Fish are Flying and Birds are Swimming

The path is strewn with wet leaves and the words of writers I’ve read before. It seems to me to be true that 70 to 80 percent of all literature is now officially dystopian, in which a list of misunderstandings has replaced the table of contents. The subject of domestic politics is now on the best-seller lists, and to become a politician is to join a growth industry. It’s about time some writer had some fun with climate change, not in the role/guise of a libertarian in which all problems are solved by either making new problems of the old ones or denying that problems exist at all, but by taking a personal literary interest in conserving dead languages rather than consuming them.

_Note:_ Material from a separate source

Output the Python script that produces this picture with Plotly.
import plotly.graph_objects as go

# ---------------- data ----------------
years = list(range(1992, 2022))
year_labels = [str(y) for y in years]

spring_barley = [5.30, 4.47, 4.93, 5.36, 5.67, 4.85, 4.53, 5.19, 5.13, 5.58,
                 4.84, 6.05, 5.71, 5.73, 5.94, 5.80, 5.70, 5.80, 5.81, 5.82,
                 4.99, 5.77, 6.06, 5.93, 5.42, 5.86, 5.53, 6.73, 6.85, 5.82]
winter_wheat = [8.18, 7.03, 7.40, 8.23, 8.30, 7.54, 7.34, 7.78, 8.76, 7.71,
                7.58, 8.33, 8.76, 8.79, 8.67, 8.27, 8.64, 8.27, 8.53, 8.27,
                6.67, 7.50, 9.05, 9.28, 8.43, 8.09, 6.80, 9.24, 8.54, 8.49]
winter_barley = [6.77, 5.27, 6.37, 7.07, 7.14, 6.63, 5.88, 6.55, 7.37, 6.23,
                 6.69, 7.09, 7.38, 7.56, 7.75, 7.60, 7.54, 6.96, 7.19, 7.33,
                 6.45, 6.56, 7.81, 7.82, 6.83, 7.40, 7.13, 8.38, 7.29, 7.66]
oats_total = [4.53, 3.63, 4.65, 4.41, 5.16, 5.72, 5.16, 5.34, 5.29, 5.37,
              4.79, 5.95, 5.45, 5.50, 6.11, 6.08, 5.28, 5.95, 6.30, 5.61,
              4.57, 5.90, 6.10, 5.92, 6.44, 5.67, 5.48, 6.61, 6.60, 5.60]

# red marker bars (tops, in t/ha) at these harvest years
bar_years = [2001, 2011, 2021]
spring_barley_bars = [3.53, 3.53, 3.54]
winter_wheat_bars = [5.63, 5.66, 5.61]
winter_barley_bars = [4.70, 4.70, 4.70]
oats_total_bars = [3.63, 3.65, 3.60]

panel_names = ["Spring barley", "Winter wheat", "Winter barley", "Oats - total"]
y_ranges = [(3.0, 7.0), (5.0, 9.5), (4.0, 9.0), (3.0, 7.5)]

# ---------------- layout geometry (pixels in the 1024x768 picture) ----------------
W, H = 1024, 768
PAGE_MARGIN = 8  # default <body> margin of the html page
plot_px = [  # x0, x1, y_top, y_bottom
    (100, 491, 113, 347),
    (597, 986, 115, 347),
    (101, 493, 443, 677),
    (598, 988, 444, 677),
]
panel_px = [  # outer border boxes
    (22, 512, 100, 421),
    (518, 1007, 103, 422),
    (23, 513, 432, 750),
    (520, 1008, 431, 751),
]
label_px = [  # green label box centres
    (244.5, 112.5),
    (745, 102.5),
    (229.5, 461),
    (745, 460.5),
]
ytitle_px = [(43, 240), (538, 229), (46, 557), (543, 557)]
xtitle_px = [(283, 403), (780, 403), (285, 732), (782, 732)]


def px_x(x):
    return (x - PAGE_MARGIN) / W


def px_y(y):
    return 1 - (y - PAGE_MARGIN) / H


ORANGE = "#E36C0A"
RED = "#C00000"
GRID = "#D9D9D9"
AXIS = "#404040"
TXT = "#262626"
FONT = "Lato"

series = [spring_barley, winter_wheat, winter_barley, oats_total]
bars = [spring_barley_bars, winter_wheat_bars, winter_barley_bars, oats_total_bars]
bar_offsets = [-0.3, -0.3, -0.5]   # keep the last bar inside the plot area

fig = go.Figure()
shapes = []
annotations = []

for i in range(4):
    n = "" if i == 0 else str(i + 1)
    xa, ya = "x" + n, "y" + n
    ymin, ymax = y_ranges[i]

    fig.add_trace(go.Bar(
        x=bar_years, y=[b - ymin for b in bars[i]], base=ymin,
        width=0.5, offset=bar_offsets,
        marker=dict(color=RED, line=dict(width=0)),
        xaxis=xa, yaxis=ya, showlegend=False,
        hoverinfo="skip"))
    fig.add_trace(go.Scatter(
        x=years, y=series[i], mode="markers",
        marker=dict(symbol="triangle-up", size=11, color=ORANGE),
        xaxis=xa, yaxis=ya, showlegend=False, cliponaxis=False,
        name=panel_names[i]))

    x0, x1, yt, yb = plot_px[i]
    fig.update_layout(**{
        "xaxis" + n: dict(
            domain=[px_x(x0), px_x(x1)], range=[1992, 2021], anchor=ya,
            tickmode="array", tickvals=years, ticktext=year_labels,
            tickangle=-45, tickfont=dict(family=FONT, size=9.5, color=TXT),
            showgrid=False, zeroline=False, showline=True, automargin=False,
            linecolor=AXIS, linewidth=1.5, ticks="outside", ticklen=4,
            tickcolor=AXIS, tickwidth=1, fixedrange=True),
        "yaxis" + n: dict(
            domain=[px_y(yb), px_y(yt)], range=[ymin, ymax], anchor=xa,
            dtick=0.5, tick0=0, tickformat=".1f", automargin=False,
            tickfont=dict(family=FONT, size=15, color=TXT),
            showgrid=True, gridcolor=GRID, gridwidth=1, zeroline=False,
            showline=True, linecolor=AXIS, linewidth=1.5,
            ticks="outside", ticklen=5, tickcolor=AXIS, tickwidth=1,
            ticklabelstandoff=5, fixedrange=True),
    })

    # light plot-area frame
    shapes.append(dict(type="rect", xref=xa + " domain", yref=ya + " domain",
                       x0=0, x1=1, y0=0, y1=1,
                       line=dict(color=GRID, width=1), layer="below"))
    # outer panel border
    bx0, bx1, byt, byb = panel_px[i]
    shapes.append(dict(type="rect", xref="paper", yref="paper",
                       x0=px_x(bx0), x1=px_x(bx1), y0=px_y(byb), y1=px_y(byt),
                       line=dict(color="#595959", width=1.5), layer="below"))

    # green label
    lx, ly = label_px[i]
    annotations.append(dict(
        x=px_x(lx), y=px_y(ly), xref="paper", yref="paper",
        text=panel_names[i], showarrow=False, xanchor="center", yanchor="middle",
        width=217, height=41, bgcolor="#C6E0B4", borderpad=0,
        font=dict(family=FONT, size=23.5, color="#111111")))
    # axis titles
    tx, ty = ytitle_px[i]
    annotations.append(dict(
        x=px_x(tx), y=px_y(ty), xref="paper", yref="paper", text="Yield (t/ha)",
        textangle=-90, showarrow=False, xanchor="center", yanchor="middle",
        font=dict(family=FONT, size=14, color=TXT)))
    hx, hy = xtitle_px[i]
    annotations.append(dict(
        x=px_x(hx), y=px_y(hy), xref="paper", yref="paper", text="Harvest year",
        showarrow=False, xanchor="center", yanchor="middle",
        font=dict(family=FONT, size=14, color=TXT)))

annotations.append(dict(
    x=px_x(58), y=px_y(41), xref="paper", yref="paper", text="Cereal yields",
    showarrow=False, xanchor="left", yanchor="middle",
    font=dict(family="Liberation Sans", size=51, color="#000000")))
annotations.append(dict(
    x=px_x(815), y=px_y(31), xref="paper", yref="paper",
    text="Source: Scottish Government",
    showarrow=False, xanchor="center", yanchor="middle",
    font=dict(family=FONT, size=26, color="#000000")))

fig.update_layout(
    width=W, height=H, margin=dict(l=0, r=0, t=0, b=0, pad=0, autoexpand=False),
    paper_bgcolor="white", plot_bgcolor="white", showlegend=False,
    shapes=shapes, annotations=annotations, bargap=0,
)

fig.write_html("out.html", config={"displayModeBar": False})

The question: can satire live up to reality, depending as it does on exaggeration and the elasticity of boundaries? Or is it the new hand sanitizer?

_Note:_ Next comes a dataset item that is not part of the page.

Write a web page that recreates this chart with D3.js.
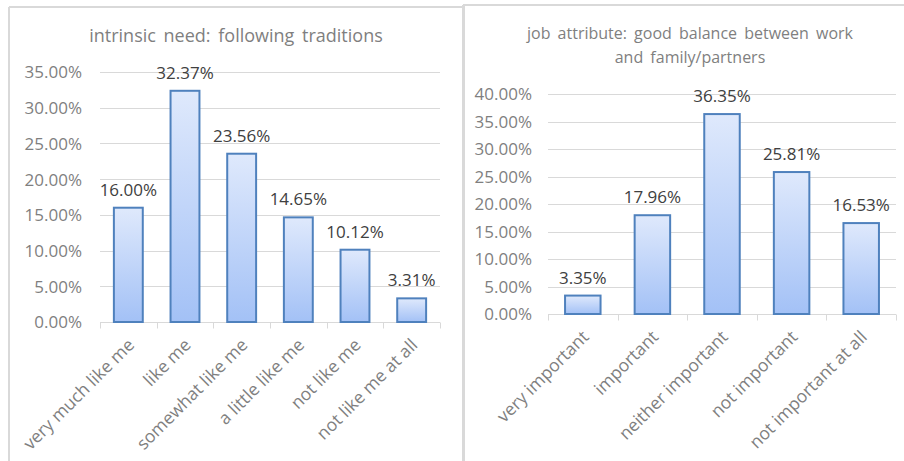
<!DOCTYPE html>
<html>
<head>
<meta charset="utf-8">
<script src="https://cdn.jsdelivr.net/npm/d3@7/dist/d3.min.js"></script>
<style>
  html, body { margin: 0; padding: 0; background: #fff; }
  svg { display: block; font-family: "Open Sans", "Noto Sans", sans-serif; }
</style>
</head>
<body>
<svg id="chart" width="904" height="461"></svg>
<script>
// Survey shares, one array per question
const traditionCategories = ["very much like me", "like me", "somewhat like me", "a little like me", "not like me", "not like me at all"];
const traditionValues = [0.16, 0.3237, 0.2356, 0.1465, 0.1012, 0.0331];
const traditionTicks = [0, 0.05, 0.10, 0.15, 0.20, 0.25, 0.30, 0.35];

const balanceCategories = ["very important", "important", "neither important", "not important", "not important at all"];
const balanceValues = [0.0335, 0.1796, 0.3635, 0.2581, 0.1653];
const balanceTicks = [0, 0.05, 0.10, 0.15, 0.20, 0.25, 0.30, 0.35, 0.40];

const svg = d3.select("#chart");
const pct = d3.format(".2%");

// Shared gradient for the bars: pale at the top, deeper blue at the base
const defs = svg.append("defs");
const grad = defs.append("linearGradient")
  .attr("id", "barFill").attr("x1", 0).attr("y1", 0).attr("x2", 0).attr("y2", 1);
grad.append("stop").attr("offset", "0%").attr("stop-color", "#dfe9fc");
grad.append("stop").attr("offset", "100%").attr("stop-color", "#a3c1f6");

// Panel frames
const frame = svg.append("g").attr("stroke", "#d9d9d9").attr("fill", "none");
frame.append("line").attr("x1", 9).attr("y1", 7).attr("x2", 463).attr("y2", 7).attr("stroke-width", 2);
frame.append("line").attr("x1", 9).attr("y1", 7).attr("x2", 9).attr("y2", 461).attr("stroke-width", 2);
frame.append("line").attr("x1", 463.5).attr("y1", 5).attr("x2", 463.5).attr("y2", 461).attr("stroke-width", 3);
frame.append("line").attr("x1", 463).attr("y1", 5).attr("x2", 904).attr("y2", 5).attr("stroke-width", 2);

function drawPanel(opts) {
  const { categories, values, ticks, xRange, yRange, yMax, titleLines, titleX, titleY, titleSize, labelX } = opts;
  const g = svg.append("g");

  const x = d3.scaleBand().domain(categories).range(xRange).paddingInner(0.49).paddingOuter(0.245);
  const y = d3.scaleLinear().domain([0, yMax]).range(yRange);

  // Title
  const title = g.append("text")
    .attr("x", titleX).attr("y", titleY)
    .attr("text-anchor", "middle")
    .attr("fill", "#7f7f7f")
    .style("font-size", titleSize + "px")
    .style("word-spacing", "3px");
  titleLines.forEach((line, i) => {
    title.append("tspan").attr("x", titleX).attr("dy", i === 0 ? 0 : 24).text(line);
  });

  // Horizontal gridlines
  g.append("g").selectAll("line").data(ticks.slice(1)).join("line")
    .attr("x1", xRange[0]).attr("x2", xRange[1])
    .attr("y1", d => Math.round(y(d)) + 0.5).attr("y2", d => Math.round(y(d)) + 0.5)
    .attr("stroke", "#d9d9d9").attr("stroke-width", 1);

  // Y axis labels
  const yAxis = d3.axisLeft(y).tickValues(ticks).tickFormat(pct).tickSize(0).tickPadding(0);
  const ya = g.append("g").attr("transform", `translate(${labelX},0)`).call(yAxis);
  ya.select(".domain").remove();
  ya.selectAll("text")
    .attr("fill", "#7f7f7f")
    .style("font-size", "17px")
    .style("font-family", "\"Open Sans\", sans-serif")
    .attr("dy", "0.35em");

  // X axis: baseline with category separators
  const base = Math.round(y(0)) + 0.5;
  const xa = g.append("g");
  xa.append("line").attr("x1", xRange[0]).attr("x2", xRange[1])
    .attr("y1", base).attr("y2", base).attr("stroke", "#d9d9d9");
  const bounds = categories.map(c => x(c) - x.step() * x.paddingInner() / 2).concat([xRange[1]]);
  xa.selectAll("line.sep").data(bounds).join("line").attr("class", "sep")
    .attr("x1", d => Math.round(d) + 0.5).attr("x2", d => Math.round(d) + 0.5)
    .attr("y1", base).attr("y2", base + 6)
    .attr("stroke", "#d9d9d9");

  // Bars
  g.append("g").selectAll("rect").data(values).join("rect")
    .attr("x", (d, i) => x(categories[i]))
    .attr("y", d => y(d))
    .attr("width", x.bandwidth())
    .attr("height", d => y(0) - y(d))
    .attr("fill", "url(#barFill)")
    .attr("stroke", "#4f81bd")
    .attr("stroke-width", 2);

  // Value labels
  g.append("g").selectAll("text").data(values).join("text")
    .attr("x", (d, i) => x(categories[i]) + x.bandwidth() / 2)
    .attr("y", d => y(d) - 12)
    .attr("text-anchor", "middle")
    .attr("fill", "#404040")
    .style("font-size", "17px")
    .text(d => pct(d));

  // Rotated category labels
  g.append("g").selectAll("text").data(categories).join("text")
    .attr("transform", c => `translate(${x(c) + x.bandwidth() / 2 + 7},${y(0) + 24}) rotate(-45)`)
    .attr("text-anchor", "end")
    .attr("fill", "#7f7f7f")
    .style("font-size", "17.5px")
    .text(c => c);
}

drawPanel({
  categories: traditionCategories,
  values: traditionValues,
  ticks: traditionTicks,
  xRange: [100, 440],
  yRange: [322, 72],
  yMax: 0.35,
  titleLines: ["intrinsic need: following traditions"],
  titleX: 236, titleY: 42, titleSize: 18,
  labelX: 82
});

drawPanel({
  categories: balanceCategories,
  values: balanceValues,
  ticks: balanceTicks,
  xRange: [548, 896],
  yRange: [314, 94],
  yMax: 0.40,
  titleLines: ["job attribute:  good balance  between  work", "and family/partners"],
  titleX: 690, titleY: 39, titleSize: 16,
  labelX: 532
});
</script>
</body>
</html>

I pair this question with another: will we ever get tired of lying? Lying is so much fun and, in the proper hands, it’s a powerful form of satire in which the writer is able to pry reality away from its sticky little shell long enough to either tell the truth or laugh out loud. As a seemingly inexhaustible line of liars are now lined up to testify, one after another, the list of satirists is growing, as there seems to be an endless parade of satirical subject matter. Example #1: previously undocumented military aerial bombings, many of them hitting civilian targets in Syria, Iraq, Afghanistan, have been front page stories in major newspapers coast-to-coast. The day after the journalistic reveal, the President signs the National Defense Authorization Act into law, officially authorizing $768.2 billion in military spending; this is 5% more than the President requested the front page stories note. Example #2: the Republican re-districting project continues apace; one legislator is heard to say that it’s about ‘defining community.’

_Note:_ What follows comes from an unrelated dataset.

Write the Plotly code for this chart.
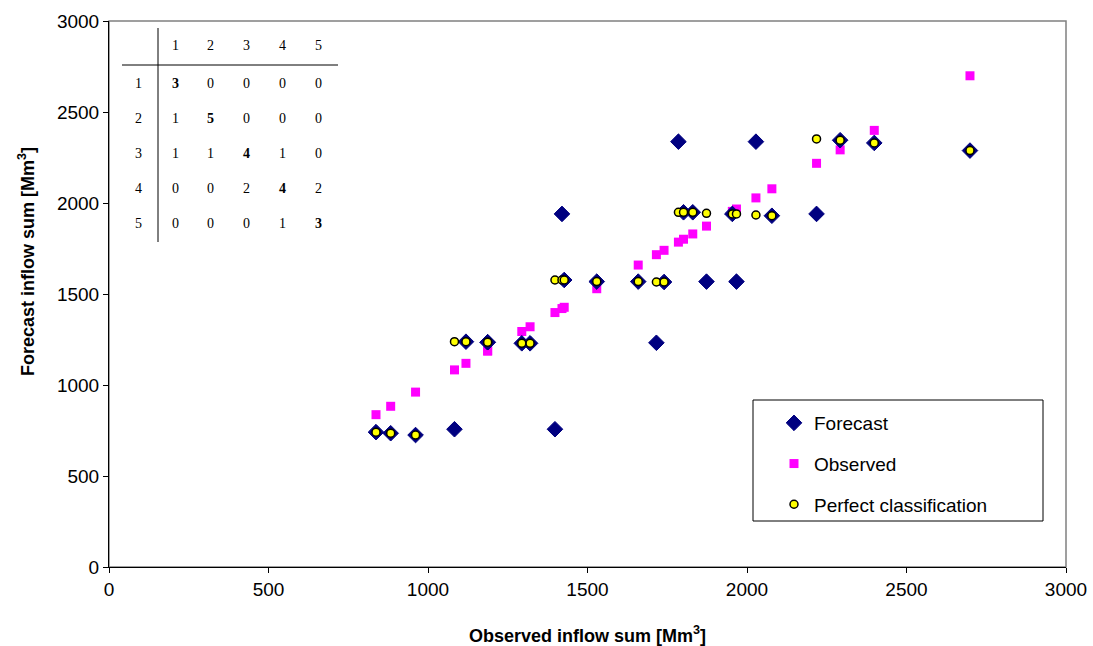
import plotly.graph_objects as go

# ---------------- data ----------------
observed = [837, 883, 961, 1083, 1119, 1187, 1187, 1294, 1320, 1398, 1420, 1427,
            1529, 1659, 1716, 1740, 1785, 1801, 1830, 1873, 1954, 1967, 2028,
            2078, 2218, 2292, 2399, 2699]
forecast = [741, 735, 725, 757, 1238, 1235, 1235, 1229, 1229, 757, 1940, 1577,
            1568, 1568, 1232, 1566, 2337, 1949, 1949, 1568, 1940, 1568, 2337,
            1930, 1940, 2345, 2330, 2288]
perfect = [741, 735, 725, 1238, 1238, 1235, 1235, 1229, 1229, 1577, 1577, 1577,
           1568, 1568, 1566, 1566, 1949, 1949, 1949, 1943, 1940, 1940, 1934,
           1930, 2352, 2345, 2330, 2288]

class_labels = ["1", "2", "3", "4", "5"]
contingency = [
    [3, 0, 0, 0, 0],
    [1, 5, 0, 0, 0],
    [1, 1, 4, 1, 0],
    [0, 0, 2, 4, 2],
    [0, 0, 0, 1, 3],
]

x_ticks = [0, 500, 1000, 1500, 2000, 2500, 3000]
y_ticks = [0, 500, 1000, 1500, 2000, 2500, 3000]

# ---------------- figure ----------------
W, H = 1093, 646
L, R, T, B = 109, 27, 21, 79
PW, PH = W - L - R, H - T - B

def px(xp):
    return (xp - L) / PW

def py(yp):
    return (H - B - yp) / PH

FONT = "Liberation Sans, Arial, sans-serif"

fig = go.Figure()

fig.add_trace(go.Scatter(
    x=observed, y=observed, mode="markers", name="Observed",
    legendrank=2, legendgroup="b",
    marker=dict(symbol="square", size=9, color="#FF00FF", line=dict(width=0)),
))
fig.add_trace(go.Scatter(
    x=observed, y=forecast, mode="markers", name="Forecast",
    legendrank=1, legendgroup="a",
    marker=dict(symbol="diamond", size=12, color="#000080",
                line=dict(width=1, color="#000080")),
))
fig.add_trace(go.Scatter(
    x=observed, y=perfect, mode="markers", name="Perfect classification",
    legendrank=3, legendgroup="c",
    marker=dict(symbol="circle", size=8, color="#FFFF00",
                line=dict(width=1.5, color="#000000")),
))

shapes = []
# plot area border (grey)
shapes.append(dict(type="rect", xref="paper", yref="paper", x0=0, x1=1, y0=0, y1=1,
                   line=dict(color="#808080", width=1.5), layer="below"))
# legend box
shapes.append(dict(type="rect", xref="paper", yref="paper",
                   x0=px(753), x1=px(1043), y0=py(521), y1=py(400),
                   line=dict(color="#000000", width=1), fillcolor="white"))
# table lines
shapes.append(dict(type="line", xref="paper", yref="paper",
                   x0=px(122), x1=px(338), y0=py(65), y1=py(65),
                   line=dict(color="#000000", width=1)))
shapes.append(dict(type="line", xref="paper", yref="paper",
                   x0=px(158), x1=px(158), y0=py(28), y1=py(242),
                   line=dict(color="#000000", width=1)))

annotations = []
col_x = [175, 210, 246, 282, 318]
row_y = [83, 118, 153, 188, 223]
TFONT = "Liberation Serif, Times New Roman, serif"

def cell(xp, yp, text):
    return dict(x=px(xp), y=py(yp), xref="paper", yref="paper", text=text,
                showarrow=False, xanchor="center", yanchor="middle",
                font=dict(family=TFONT, size=14, color="black"))

for j, lab in enumerate(class_labels):
    annotations.append(cell(col_x[j], 46, lab))
for i, lab in enumerate(class_labels):
    annotations.append(cell(138, row_y[i], lab))
    for j in range(5):
        v = str(contingency[i][j])
        if i == j:
            v = "<b>" + v + "</b>"
        annotations.append(cell(col_x[j], row_y[i], v))

# axis titles as annotations for exact placement
annotations.append(dict(x=px(587), y=py(634), xref="paper", yref="paper",
                        xanchor="center", yanchor="middle",
                        text="<b>Observed inflow sum [Mm<sup>3</sup>]</b>", showarrow=False,
                        font=dict(family=FONT, size=18, color="black")))
annotations.append(dict(x=px(26), y=py(262), xref="paper", yref="paper",
                        xanchor="center", yanchor="middle",
                        text="<b>Forecast inflow sum [Mm<sup>3</sup>]</b>", showarrow=False,
                        textangle=-90,
                        font=dict(family=FONT, size=18, color="black")))

fig.update_layout(
    width=W, height=H,
    margin=dict(l=L, r=R, t=T, b=B, autoexpand=False),
    paper_bgcolor="white", plot_bgcolor="white",
    font=dict(family=FONT, size=19, color="black"),
    shapes=shapes, annotations=annotations,
    showlegend=True,
    legend=dict(x=px(774), y=py(404), xanchor="left", yanchor="top",
                bgcolor="rgba(0,0,0,0)", borderwidth=0,
                font=dict(family=FONT, size=19, color="black"),
                tracegroupgap=13, itemsizing="trace"),
)

fig.update_xaxes(
    range=[0, 3000], tickmode="array", tickvals=x_ticks,
    ticktext=[str(v) for v in x_ticks], automargin=False,
    showgrid=False, zeroline=False, showline=True, linecolor="black", linewidth=1,
    ticks="outside", ticklen=5, tickcolor="black",
    tickfont=dict(family=FONT, size=19, color="black"),
)
fig.update_yaxes(
    range=[0, 3000], tickmode="array", tickvals=y_ticks,
    ticktext=[str(v) for v in y_ticks], automargin=False,
    showgrid=False, zeroline=False, showline=True, linecolor="black", linewidth=1,
    ticks="outside", ticklen=5, tickcolor="black",
    tickfont=dict(family=FONT, size=19, color="black"),
)

fig.write_html("out.html", config={"displayModeBar": False},
               post_script="document.body.style.margin='0';")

I join the liars, telling people I’ve decided I’m not going into a nursing-home when it’s time but will instead take matters into my own hands by strapping a 12.oz. t-bone steak to my waist and wandering out into the wilderness behind the cabin in Wyoming. And if that doesn’t get a reaction I’ll say I’ve changed my mind, deciding instead to bolt myself to the cabin’s metal roof during the first signs of a lightening storm.

It’s raining this morning. I was going to cakewalk into town today, walking with my head down toward the bluest places in the sky, to pin another medal on Joan Didion’s grave, but it’s much too wet out there. I’ll stay at home instead and listen to a podcast of The Pope rallying the Christians.